Challenge: Identify every line in the records below that contains the word "this", and reproduce each one.

Available data:
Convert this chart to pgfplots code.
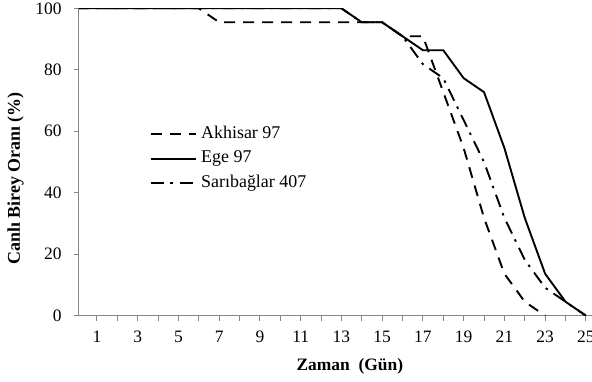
* * *
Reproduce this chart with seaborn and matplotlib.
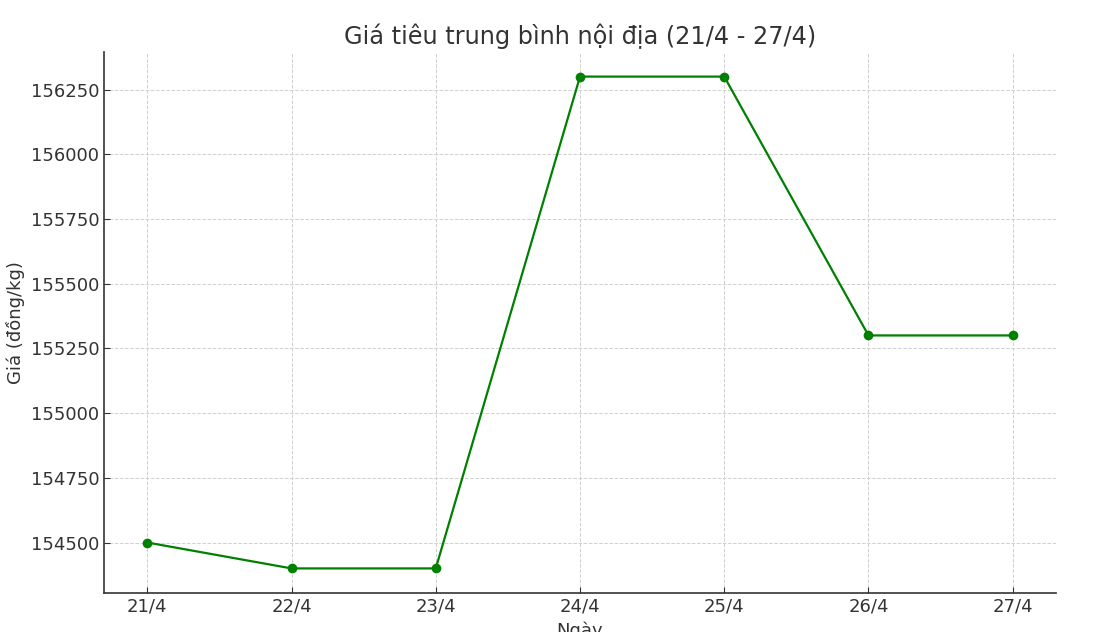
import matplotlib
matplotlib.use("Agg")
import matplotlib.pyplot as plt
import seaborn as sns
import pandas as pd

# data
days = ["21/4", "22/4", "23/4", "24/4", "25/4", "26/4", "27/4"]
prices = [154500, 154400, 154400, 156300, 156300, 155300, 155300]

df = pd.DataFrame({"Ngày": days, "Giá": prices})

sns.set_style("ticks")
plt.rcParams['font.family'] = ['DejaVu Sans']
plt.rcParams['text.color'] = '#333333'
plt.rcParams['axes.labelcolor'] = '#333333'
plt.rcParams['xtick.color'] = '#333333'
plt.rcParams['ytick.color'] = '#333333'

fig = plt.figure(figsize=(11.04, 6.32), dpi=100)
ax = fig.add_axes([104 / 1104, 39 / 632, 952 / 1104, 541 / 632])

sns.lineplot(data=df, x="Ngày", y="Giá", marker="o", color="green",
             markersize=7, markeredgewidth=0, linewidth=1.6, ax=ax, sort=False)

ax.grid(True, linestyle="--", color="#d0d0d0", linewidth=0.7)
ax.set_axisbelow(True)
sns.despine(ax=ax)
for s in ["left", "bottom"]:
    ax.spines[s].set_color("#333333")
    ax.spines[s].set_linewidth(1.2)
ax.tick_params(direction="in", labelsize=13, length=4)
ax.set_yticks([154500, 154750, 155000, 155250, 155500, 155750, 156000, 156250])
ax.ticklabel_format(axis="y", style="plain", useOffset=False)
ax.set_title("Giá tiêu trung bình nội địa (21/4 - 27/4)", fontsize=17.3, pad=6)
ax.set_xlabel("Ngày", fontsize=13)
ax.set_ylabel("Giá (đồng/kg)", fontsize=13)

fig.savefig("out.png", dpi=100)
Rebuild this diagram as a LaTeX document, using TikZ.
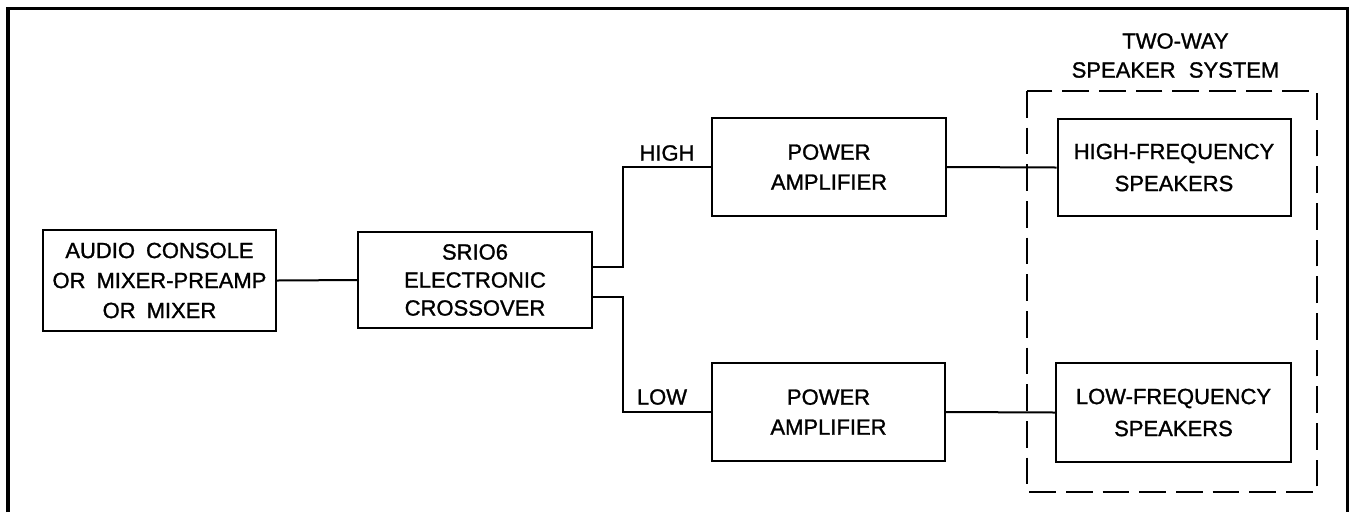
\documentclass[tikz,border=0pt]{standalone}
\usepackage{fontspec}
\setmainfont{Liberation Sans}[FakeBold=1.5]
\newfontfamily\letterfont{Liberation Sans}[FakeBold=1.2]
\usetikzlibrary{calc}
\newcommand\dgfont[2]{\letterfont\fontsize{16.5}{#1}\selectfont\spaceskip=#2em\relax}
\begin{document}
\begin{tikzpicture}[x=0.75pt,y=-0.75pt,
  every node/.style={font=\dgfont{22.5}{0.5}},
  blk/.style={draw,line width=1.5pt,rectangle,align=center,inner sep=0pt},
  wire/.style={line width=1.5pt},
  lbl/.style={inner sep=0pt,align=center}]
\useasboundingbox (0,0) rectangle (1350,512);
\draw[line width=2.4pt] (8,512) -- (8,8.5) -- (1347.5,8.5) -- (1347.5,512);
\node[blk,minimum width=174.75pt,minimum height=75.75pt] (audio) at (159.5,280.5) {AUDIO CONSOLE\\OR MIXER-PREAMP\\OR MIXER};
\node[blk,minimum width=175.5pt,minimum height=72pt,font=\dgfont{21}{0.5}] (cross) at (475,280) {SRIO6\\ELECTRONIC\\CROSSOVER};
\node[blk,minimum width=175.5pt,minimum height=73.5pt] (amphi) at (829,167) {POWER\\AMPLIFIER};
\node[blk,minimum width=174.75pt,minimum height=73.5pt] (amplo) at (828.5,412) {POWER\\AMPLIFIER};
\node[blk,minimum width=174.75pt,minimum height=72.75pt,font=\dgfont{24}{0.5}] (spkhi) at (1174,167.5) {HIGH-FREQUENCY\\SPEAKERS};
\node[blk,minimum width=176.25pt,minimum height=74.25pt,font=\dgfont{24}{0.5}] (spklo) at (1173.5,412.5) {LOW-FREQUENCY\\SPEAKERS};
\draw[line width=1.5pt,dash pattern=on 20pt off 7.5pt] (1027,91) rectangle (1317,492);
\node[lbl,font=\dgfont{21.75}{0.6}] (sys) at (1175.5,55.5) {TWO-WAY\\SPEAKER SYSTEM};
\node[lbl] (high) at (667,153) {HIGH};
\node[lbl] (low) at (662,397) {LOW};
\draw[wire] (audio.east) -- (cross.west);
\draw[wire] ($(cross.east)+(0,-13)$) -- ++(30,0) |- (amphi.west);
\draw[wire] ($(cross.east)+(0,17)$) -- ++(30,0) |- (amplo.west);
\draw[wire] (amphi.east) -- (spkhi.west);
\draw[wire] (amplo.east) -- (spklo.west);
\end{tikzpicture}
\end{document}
...
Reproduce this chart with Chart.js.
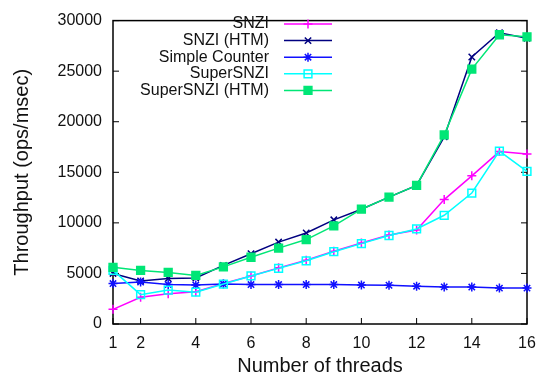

Exercise output:
Convert this chart to pgfplots code.
Reproduce this chart with seaborn and matplotlib.
Rebuild this diagram as a LaTeX document, using TikZ.
Reproduce this chart with Chart.js.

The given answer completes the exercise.